Development and characterization of coupled physics critical experiments at the Walthousen Reactor Critical Facility for use as multi-physics experimental benchmarks

Abstract

Modern reactor simulation tools provide advanced prediction capabilities by coupling multi-physics models to simulate reactor behaviors, involving thermal, neutronic, and mechanical interactions. Experimental data is needed to validate the coupled-physics models deployed in these tools, assuring the high-fidelity of their predictions. In order to provide data to benchmark coupled thermal-hydraulic and neutronic simulations, coupled-physics critical experiments were designed and performed at the Walthousen Reactor Critical Facility (RCF). The facility houses a low power and open-pool type light water reactor operated at atmospheric pressure. The reactor allows flexible reconfigurations for many unique critical experiments. As the main contribution of this thesis, a water loop system was designed and installed in the facility. The system contains an external reservoir tank of water, connected with pipes and a pump, forming a closed water loop. A section of the loop is located inside the reactor central region, surrounded by fuel pins and moderator water. Heated water can circulate inside the water loop and pass through the center region of the reactor core from top to bottom. The addition of the heated water loop broadens the range of validation experiments available for neutronics/thermal-hydraulics couplings. Direct effects of the loop water thermal dynamic change on reactor power and reactivity are demonstrated through a series of more than 100 experiments, including reactivity change over different loop water temperatures, and reactor power evolution under different flow transient conditions.

To provide the best quality experimental data, particular care is given to each of the measured data post-processing steps, with a focus on uncertainty quantification. Previously developed data analysis methods have been adapted to be used in the unique experiments conditions treated in this work. For example, signal denoising has been performed with multivariate discrete wavelet transform and multiscale principal component analysis, time-dependent reactivity has been determined through the Asymptotic Period Method based on the Inhour Equation applied to a slow-transient case and the Inverse Kinetics Method, and isothermal reactivity uncertainty has been evaluated with an equivalent uncertainty method combining the errors on both reactivity and temperature measurements. The experiments are all completed, and the steps of post-processing and of uncertainty quantification are thoroughly described. All the experiments operating conditions, results and uncertainties are gathered to provide a multi-physics data library.

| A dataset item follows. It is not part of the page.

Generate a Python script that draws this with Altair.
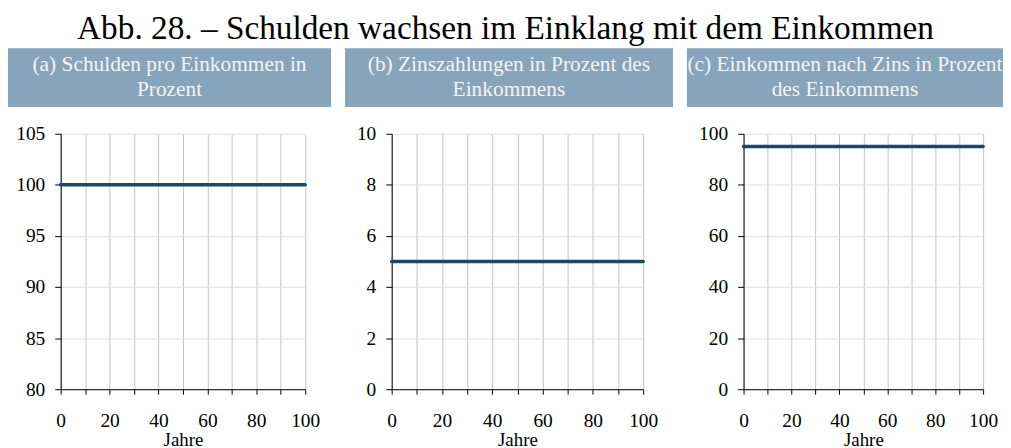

The new multi-physics steady-state and transient coupling experiments are performed under specific reactor operating conditions of atmospheric pressure, low power (<15 W), sub-boiling temperature range (10 to 70 °C) and positive temperature reactivity coefficient. The results of these experiments can be used to validate neutron cross-section data models such as S(α,β) thermal scattering treatment of water and Doppler broadening of 238U or other fertile isotopes cross-sections in the fuel in the 10-70 °C range, as well as general neutronics/thermal-hydraulics multi-physics coupling schemes. The users can also apply these experiments to validate the tools that are used to model the startup reactor physics of current light water or future small-scale modular reactors, to study the reactor noise at the extremely low power, and to analyze the criticality safety of flooding accident in dry-cask storage of spent fuel, or criticality accident in spent fuel pools. The current available benchmark libraries for multi-physics modeling validation lack the type of data produced in this work, like positive isothermal reactivity coefficient experiments results, and/or transient thermal-hydraulics/neutronics coupling critical experiments, especially in the particular operating conditions of the RCF.